** START Collected material **

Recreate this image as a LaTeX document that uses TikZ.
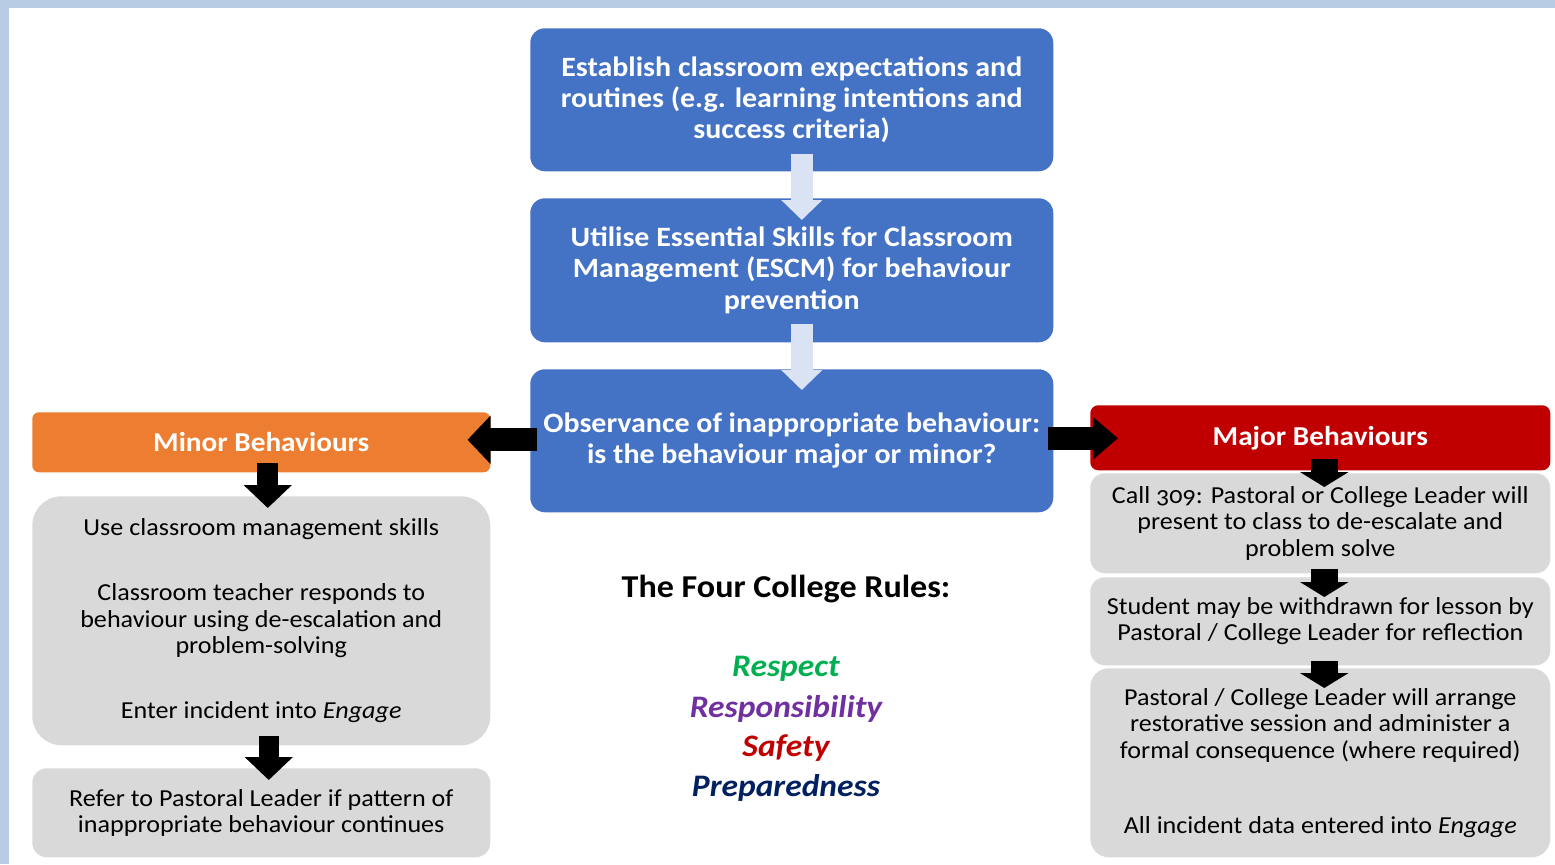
\documentclass[tikz,border=0pt]{standalone}
\usepackage{fontspec}
\setmainfont{Carlito}[Numbers=OldStyle,FakeStretch=1.07]
\usetikzlibrary{arrows.meta,calc}
\definecolor{frameblue}{HTML}{B8CCE4}
\definecolor{boxblue}{HTML}{4472C4}
\definecolor{minororange}{HTML}{ED7D31}
\definecolor{majorred}{HTML}{C00000}
\definecolor{boxgray}{HTML}{D9D9D9}
\definecolor{lightarr}{HTML}{DAE3F3}
\definecolor{rgreen}{HTML}{00B050}
\definecolor{rpurple}{HTML}{7030A0}
\definecolor{rred}{HTML}{C00000}
\definecolor{rnavy}{HTML}{002060}
\begin{document}
\begin{tikzpicture}[x=0.75pt,y=-0.75pt,
  basebox/.style={rectangle, inner sep=0pt, align=center, anchor=north west},
  bluestep/.style={basebox, fill=boxblue, rounded corners=11pt, text=white,
    minimum width=392.25pt, font=\fontsize{21}{23.5}\selectfont\bfseries},
  headbox/.style={basebox, text=white, minimum width=344pt,
    font=\fontsize{20.5}{23.5}\selectfont\bfseries},
  graybox/.style={basebox, fill=boxgray, text=black,
    font=\fontsize{18.3}{19.9}\selectfont},
  lightarrow/.style={draw=lightarr, line width=16.5pt,
    -{Triangle[width=30pt,length=15pt]}},
  bigblack/.style={draw=black, line width=17.25pt,
    -{Triangle[width=35.25pt,length=17.25pt]}},
  smallblack/.style={draw=black, line width=20pt,
    -{Triangle[width=36pt,length=11.25pt]}},
  rule/.style={font=\fontsize{23.5}{26}\selectfont\bfseries\itshape}
]
\useasboundingbox (0,0) rectangle (1555,864);
\fill[frameblue] (0,0) rectangle (1555,8);
\fill[frameblue] (0,0) rectangle (9,864);

% centre column
\node[bluestep, minimum height=107.25pt] (b1) at (530,28)
  {Establish classroom expectations and\\ routines (e.g. learning intentions and\\ success criteria)};
\node[bluestep, minimum height=108pt] (b2) at (530,198)
  {Utilise Essential Skills for Classroom\\ Management (ESCM) for behaviour\\ prevention};
\node[bluestep, minimum height=107.25pt] (b3) at (530,369)
  {Observance of inappropriate behaviour:\\ is the behaviour major or minor?};

% headers
\node[headbox, fill=minororange, rounded corners=5pt, minimum width=343.5pt,
  minimum height=45pt] (minor) at (32,412) {Minor Behaviours};
\node[headbox, fill=majorred, rounded corners=6pt, minimum width=345pt,
  minimum height=48.75pt] (major) at (1090,405) {Major Behaviours};

% left column
\node[graybox, rounded corners=22pt, minimum width=343.5pt, minimum height=186.75pt] (L1) at (32,496)
  {Use classroom management skills\\[28.9pt]
   Classroom teacher responds to\\ behaviour using de-escalation and\\ problem-solving\\[28.9pt]
   Enter incident into \textit{Engage}};
\node[graybox, rounded corners=11pt, minimum width=343.5pt, minimum height=66.75pt] (L2) at (32,768)
  {Refer to Pastoral Leader if pattern of\\ inappropriate behaviour continues};

% right column
\node[graybox, rounded corners=11pt, minimum width=345pt, minimum height=75pt] (R1) at (1090,473)
  {Call 309: Pastoral or College Leader will\\ present to class to de-escalate and\\ problem solve};
\node[graybox, rounded corners=11pt, minimum width=345pt, minimum height=66pt] (R2) at (1090,577)
  {Student may be withdrawn for lesson by\\ Pastoral / College Leader for reflection};
\node[graybox, rounded corners=14pt, minimum width=345pt, minimum height=141.75pt] (R3) at (1090,668)
  {Pastoral / College Leader will arrange\\ restorative session and administer a\\ formal consequence (where required)\\[36.4pt]
   All incident data entered into \textit{Engage}};

% rules
\node[font=\fontsize{23.9}{26}\selectfont\bfseries] (title) at (786,589) {The Four College Rules:};
\node[rule, text=rgreen] (r1) at (786,669) {Respect};
\node[rule, text=rpurple] (r2) at (786,709) {Responsibility};
\node[rule, text=rred] (r3) at (786,748) {Safety};
\node[rule, text=rnavy] (r4) at (786,788) {Preparedness};

% arrows
\draw[lightarrow] ($(b1.south)+(10,-18)$) -- ($(b2.north)+(10,22)$);
\draw[lightarrow] ($(b2.south)+(10,-19)$) -- ($(b3.north)+(10,21)$);
\draw[bigblack] ($(b3.west)+(7,-1)$) -- ($(minor.east)+(-23,-2.5)$);
\draw[bigblack, -{Triangle[width=30.75pt,length=18.75pt]}] ($(b3.east)+(-6,-2.5)$) -- ($(major.west)+(28,0.5)$);
\draw[bigblack, line width=15.75pt] ($(minor.south)+(6.5,-10)$) -- ($(L1.north)+(6.5,12)$);
\draw[bigblack, line width=15pt] ($(L1.south)+(7.5,-10)$) -- ($(L2.north)+(7.5,12)$);
\draw[smallblack] ($(major.south)+(4,-12)$) -- ($(R1.north)+(4,14)$);
\draw[smallblack] ($(R1.south)+(4,-5)$) -- ($(R2.north)+(4,20)$);
\draw[smallblack] ($(R2.south)+(4,-5)$) -- ($(R3.north)+(4,20)$);
\end{tikzpicture}
\end{document}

** END Collected material **

■ What the task requires:
Exclude the images, then output the data above word for word.

■ Exercise result:
Recreate this image as a LaTeX document that uses TikZ.
\documentclass[tikz,border=0pt]{standalone}
\usepackage{fontspec}
\setmainfont{Carlito}[Numbers=OldStyle,FakeStretch=1.07]
\usetikzlibrary{arrows.meta,calc}
\definecolor{frameblue}{HTML}{B8CCE4}
\definecolor{boxblue}{HTML}{4472C4}
\definecolor{minororange}{HTML}{ED7D31}
\definecolor{majorred}{HTML}{C00000}
\definecolor{boxgray}{HTML}{D9D9D9}
\definecolor{lightarr}{HTML}{DAE3F3}
\definecolor{rgreen}{HTML}{00B050}
\definecolor{rpurple}{HTML}{7030A0}
\definecolor{rred}{HTML}{C00000}
\definecolor{rnavy}{HTML}{002060}
\begin{document}
\begin{tikzpicture}[x=0.75pt,y=-0.75pt,
  basebox/.style={rectangle, inner sep=0pt, align=center, anchor=north west},
  bluestep/.style={basebox, fill=boxblue, rounded corners=11pt, text=white,
    minimum width=392.25pt, font=\fontsize{21}{23.5}\selectfont\bfseries},
  headbox/.style={basebox, text=white, minimum width=344pt,
    font=\fontsize{20.5}{23.5}\selectfont\bfseries},
  graybox/.style={basebox, fill=boxgray, text=black,
    font=\fontsize{18.3}{19.9}\selectfont},
  lightarrow/.style={draw=lightarr, line width=16.5pt,
    -{Triangle[width=30pt,length=15pt]}},
  bigblack/.style={draw=black, line width=17.25pt,
    -{Triangle[width=35.25pt,length=17.25pt]}},
  smallblack/.style={draw=black, line width=20pt,
    -{Triangle[width=36pt,length=11.25pt]}},
  rule/.style={font=\fontsize{23.5}{26}\selectfont\bfseries\itshape}
]
\useasboundingbox (0,0) rectangle (1555,864);
\fill[frameblue] (0,0) rectangle (1555,8);
\fill[frameblue] (0,0) rectangle (9,864);

% centre column
\node[bluestep, minimum height=107.25pt] (b1) at (530,28)
  {Establish classroom expectations and\\ routines (e.g. learning intentions and\\ success criteria)};
\node[bluestep, minimum height=108pt] (b2) at (530,198)
  {Utilise Essential Skills for Classroom\\ Management (ESCM) for behaviour\\ prevention};
\node[bluestep, minimum height=107.25pt] (b3) at (530,369)
  {Observance of inappropriate behaviour:\\ is the behaviour major or minor?};

% headers
\node[headbox, fill=minororange, rounded corners=5pt, minimum width=343.5pt,
  minimum height=45pt] (minor) at (32,412) {Minor Behaviours};
\node[headbox, fill=majorred, rounded corners=6pt, minimum width=345pt,
  minimum height=48.75pt] (major) at (1090,405) {Major Behaviours};

% left column
\node[graybox, rounded corners=22pt, minimum width=343.5pt, minimum height=186.75pt] (L1) at (32,496)
  {Use classroom management skills\\[28.9pt]
   Classroom teacher responds to\\ behaviour using de-escalation and\\ problem-solving\\[28.9pt]
   Enter incident into \textit{Engage}};
\node[graybox, rounded corners=11pt, minimum width=343.5pt, minimum height=66.75pt] (L2) at (32,768)
  {Refer to Pastoral Leader if pattern of\\ inappropriate behaviour continues};

% right column
\node[graybox, rounded corners=11pt, minimum width=345pt, minimum height=75pt] (R1) at (1090,473)
  {Call 309: Pastoral or College Leader will\\ present to class to de-escalate and\\ problem solve};
\node[graybox, rounded corners=11pt, minimum width=345pt, minimum height=66pt] (R2) at (1090,577)
  {Student may be withdrawn for lesson by\\ Pastoral / College Leader for reflection};
\node[graybox, rounded corners=14pt, minimum width=345pt, minimum height=141.75pt] (R3) at (1090,668)
  {Pastoral / College Leader will arrange\\ restorative session and administer a\\ formal consequence (where required)\\[36.4pt]
   All incident data entered into \textit{Engage}};

% rules
\node[font=\fontsize{23.9}{26}\selectfont\bfseries] (title) at (786,589) {The Four College Rules:};
\node[rule, text=rgreen] (r1) at (786,669) {Respect};
\node[rule, text=rpurple] (r2) at (786,709) {Responsibility};
\node[rule, text=rred] (r3) at (786,748) {Safety};
\node[rule, text=rnavy] (r4) at (786,788) {Preparedness};

% arrows
\draw[lightarrow] ($(b1.south)+(10,-18)$) -- ($(b2.north)+(10,22)$);
\draw[lightarrow] ($(b2.south)+(10,-19)$) -- ($(b3.north)+(10,21)$);
\draw[bigblack] ($(b3.west)+(7,-1)$) -- ($(minor.east)+(-23,-2.5)$);
\draw[bigblack, -{Triangle[width=30.75pt,length=18.75pt]}] ($(b3.east)+(-6,-2.5)$) -- ($(major.west)+(28,0.5)$);
\draw[bigblack, line width=15.75pt] ($(minor.south)+(6.5,-10)$) -- ($(L1.north)+(6.5,12)$);
\draw[bigblack, line width=15pt] ($(L1.south)+(7.5,-10)$) -- ($(L2.north)+(7.5,12)$);
\draw[smallblack] ($(major.south)+(4,-12)$) -- ($(R1.north)+(4,14)$);
\draw[smallblack] ($(R1.south)+(4,-5)$) -- ($(R2.north)+(4,20)$);
\draw[smallblack] ($(R2.south)+(4,-5)$) -- ($(R3.north)+(4,20)$);
\end{tikzpicture}
\end{document}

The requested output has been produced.